Starting at the first line of the listing below, retype each line up to and including the one that contains "side: ['#82252a', '#5f1a19']". Leave pictures out.
********************
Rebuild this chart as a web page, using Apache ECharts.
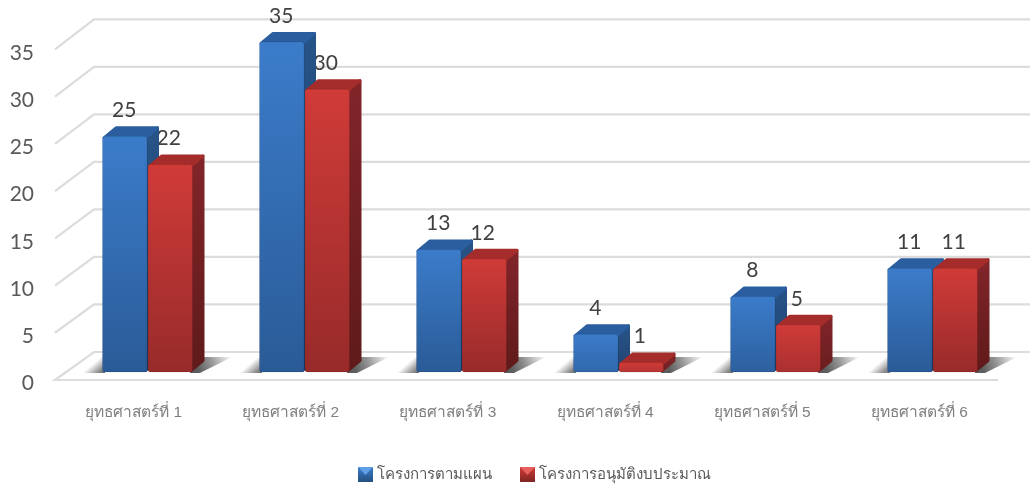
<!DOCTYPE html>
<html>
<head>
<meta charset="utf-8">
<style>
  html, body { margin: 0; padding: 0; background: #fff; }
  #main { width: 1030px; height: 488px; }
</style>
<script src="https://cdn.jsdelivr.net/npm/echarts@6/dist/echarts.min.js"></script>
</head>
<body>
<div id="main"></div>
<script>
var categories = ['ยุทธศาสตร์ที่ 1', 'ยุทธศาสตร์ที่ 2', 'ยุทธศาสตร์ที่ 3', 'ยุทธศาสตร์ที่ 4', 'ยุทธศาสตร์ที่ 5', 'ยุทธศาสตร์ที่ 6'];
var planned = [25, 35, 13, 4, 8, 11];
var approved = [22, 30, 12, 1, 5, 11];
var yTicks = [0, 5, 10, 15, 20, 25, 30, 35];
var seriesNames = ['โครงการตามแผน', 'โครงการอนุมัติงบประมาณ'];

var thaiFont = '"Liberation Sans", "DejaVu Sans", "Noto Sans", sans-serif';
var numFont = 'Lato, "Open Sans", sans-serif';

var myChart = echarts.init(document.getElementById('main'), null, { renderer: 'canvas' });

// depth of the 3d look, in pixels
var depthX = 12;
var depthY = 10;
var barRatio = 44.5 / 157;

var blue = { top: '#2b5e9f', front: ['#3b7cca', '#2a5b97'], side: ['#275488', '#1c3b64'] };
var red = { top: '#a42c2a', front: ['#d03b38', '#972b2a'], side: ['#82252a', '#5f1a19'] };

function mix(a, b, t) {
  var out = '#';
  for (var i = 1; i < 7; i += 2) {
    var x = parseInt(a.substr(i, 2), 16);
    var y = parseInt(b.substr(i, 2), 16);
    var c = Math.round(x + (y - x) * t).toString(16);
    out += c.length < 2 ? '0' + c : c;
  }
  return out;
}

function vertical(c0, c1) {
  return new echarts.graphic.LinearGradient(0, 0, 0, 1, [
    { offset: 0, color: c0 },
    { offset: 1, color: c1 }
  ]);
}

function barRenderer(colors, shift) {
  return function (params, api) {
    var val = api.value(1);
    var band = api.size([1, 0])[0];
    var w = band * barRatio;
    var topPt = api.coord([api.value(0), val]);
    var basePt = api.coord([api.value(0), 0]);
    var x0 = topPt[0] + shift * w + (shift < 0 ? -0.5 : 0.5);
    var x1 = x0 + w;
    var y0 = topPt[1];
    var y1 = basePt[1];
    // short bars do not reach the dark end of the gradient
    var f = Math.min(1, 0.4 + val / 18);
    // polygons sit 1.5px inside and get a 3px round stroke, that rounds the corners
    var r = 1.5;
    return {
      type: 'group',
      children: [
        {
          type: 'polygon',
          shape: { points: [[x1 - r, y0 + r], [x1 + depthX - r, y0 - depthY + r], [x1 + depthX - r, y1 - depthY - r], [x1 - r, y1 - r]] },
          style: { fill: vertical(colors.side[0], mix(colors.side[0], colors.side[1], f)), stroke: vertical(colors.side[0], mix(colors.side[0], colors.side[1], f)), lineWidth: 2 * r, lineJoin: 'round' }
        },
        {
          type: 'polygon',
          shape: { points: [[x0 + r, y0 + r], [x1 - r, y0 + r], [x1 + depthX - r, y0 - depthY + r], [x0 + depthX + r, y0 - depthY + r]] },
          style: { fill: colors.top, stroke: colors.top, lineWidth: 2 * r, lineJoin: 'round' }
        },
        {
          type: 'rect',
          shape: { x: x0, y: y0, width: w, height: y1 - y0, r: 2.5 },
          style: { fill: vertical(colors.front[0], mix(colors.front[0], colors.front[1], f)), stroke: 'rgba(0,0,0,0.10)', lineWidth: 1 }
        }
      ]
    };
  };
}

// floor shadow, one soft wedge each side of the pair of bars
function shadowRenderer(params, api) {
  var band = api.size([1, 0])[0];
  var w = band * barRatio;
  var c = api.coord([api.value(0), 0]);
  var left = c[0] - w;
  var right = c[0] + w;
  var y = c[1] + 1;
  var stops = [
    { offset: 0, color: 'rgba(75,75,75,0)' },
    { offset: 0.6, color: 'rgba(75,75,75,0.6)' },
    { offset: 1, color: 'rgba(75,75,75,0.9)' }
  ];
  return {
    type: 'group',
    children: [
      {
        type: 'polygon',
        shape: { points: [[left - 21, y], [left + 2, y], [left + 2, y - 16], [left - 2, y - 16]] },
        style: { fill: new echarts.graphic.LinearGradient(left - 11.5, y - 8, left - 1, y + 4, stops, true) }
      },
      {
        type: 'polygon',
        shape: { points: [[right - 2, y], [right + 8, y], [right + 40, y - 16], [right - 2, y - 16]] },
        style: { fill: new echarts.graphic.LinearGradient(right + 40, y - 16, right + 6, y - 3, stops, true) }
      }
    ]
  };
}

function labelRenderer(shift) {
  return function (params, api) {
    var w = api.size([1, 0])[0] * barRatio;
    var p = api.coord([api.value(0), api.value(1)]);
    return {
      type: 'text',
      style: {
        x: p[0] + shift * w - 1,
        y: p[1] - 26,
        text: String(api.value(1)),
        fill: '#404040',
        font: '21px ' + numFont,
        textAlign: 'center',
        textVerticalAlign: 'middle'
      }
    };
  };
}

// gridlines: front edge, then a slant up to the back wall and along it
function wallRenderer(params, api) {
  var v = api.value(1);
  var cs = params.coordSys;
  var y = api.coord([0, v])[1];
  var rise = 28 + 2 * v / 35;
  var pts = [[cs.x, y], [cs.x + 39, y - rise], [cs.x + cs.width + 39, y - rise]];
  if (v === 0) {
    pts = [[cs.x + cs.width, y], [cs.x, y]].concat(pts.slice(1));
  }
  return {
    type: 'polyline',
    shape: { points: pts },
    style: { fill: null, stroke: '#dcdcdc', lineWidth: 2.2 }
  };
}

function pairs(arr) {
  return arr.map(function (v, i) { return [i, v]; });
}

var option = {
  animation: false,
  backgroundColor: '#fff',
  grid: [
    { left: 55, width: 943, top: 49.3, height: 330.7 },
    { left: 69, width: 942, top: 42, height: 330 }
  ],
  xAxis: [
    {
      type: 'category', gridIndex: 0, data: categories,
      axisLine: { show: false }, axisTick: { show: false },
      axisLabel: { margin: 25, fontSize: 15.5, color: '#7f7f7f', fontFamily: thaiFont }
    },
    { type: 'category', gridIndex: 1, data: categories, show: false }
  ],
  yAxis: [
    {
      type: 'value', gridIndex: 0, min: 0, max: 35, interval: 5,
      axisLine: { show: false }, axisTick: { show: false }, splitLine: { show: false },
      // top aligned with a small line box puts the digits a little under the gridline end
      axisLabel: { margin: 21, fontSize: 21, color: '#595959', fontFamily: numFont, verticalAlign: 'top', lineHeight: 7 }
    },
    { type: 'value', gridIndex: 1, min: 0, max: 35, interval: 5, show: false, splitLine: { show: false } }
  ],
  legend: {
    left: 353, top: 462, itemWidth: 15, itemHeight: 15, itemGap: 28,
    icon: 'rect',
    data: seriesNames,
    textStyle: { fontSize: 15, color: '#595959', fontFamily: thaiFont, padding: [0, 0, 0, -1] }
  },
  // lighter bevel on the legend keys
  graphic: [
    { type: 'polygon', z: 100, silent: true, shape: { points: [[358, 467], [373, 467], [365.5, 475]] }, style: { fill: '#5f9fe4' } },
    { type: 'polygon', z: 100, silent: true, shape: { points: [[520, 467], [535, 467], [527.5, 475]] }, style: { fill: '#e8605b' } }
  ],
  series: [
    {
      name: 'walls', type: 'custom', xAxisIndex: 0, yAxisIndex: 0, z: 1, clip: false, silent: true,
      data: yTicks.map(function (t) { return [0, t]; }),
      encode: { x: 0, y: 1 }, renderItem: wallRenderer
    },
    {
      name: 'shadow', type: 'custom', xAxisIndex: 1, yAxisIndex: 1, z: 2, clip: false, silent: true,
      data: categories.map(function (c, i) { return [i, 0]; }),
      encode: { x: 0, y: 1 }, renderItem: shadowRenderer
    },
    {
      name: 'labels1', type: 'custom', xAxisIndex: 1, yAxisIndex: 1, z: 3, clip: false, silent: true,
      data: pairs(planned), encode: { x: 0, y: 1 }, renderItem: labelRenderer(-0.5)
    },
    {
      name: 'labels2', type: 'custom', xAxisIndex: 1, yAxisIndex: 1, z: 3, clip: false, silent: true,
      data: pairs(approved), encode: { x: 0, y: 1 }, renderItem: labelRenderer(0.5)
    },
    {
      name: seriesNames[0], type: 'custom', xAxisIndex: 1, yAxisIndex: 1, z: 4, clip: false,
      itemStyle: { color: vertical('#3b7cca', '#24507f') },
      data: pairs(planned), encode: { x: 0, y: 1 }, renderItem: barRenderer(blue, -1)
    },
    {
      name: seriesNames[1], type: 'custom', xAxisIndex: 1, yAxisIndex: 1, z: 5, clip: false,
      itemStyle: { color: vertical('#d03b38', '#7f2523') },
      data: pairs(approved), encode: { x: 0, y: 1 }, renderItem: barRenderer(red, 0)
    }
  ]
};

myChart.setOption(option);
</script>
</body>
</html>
********************
● THE RESPONSE:
Rebuild this chart as a web page, using Apache ECharts.
<!DOCTYPE html>
<html>
<head>
<meta charset="utf-8">
<style>
  html, body { margin: 0; padding: 0; background: #fff; }
  #main { width: 1030px; height: 488px; }
</style>
<script src="https://cdn.jsdelivr.net/npm/echarts@6/dist/echarts.min.js"></script>
</head>
<body>
<div id="main"></div>
<script>
var categories = ['ยุทธศาสตร์ที่ 1', 'ยุทธศาสตร์ที่ 2', 'ยุทธศาสตร์ที่ 3', 'ยุทธศาสตร์ที่ 4', 'ยุทธศาสตร์ที่ 5', 'ยุทธศาสตร์ที่ 6'];
var planned = [25, 35, 13, 4, 8, 11];
var approved = [22, 30, 12, 1, 5, 11];
var yTicks = [0, 5, 10, 15, 20, 25, 30, 35];
var seriesNames = ['โครงการตามแผน', 'โครงการอนุมัติงบประมาณ'];

var thaiFont = '"Liberation Sans", "DejaVu Sans", "Noto Sans", sans-serif';
var numFont = 'Lato, "Open Sans", sans-serif';

var myChart = echarts.init(document.getElementById('main'), null, { renderer: 'canvas' });

// depth of the 3d look, in pixels
var depthX = 12;
var depthY = 10;
var barRatio = 44.5 / 157;

var blue = { top: '#2b5e9f', front: ['#3b7cca', '#2a5b97'], side: ['#275488', '#1c3b64'] };
var red = { top: '#a42c2a', front: ['#d03b38', '#972b2a'], side: ['#82252a', '#5f1a19'] };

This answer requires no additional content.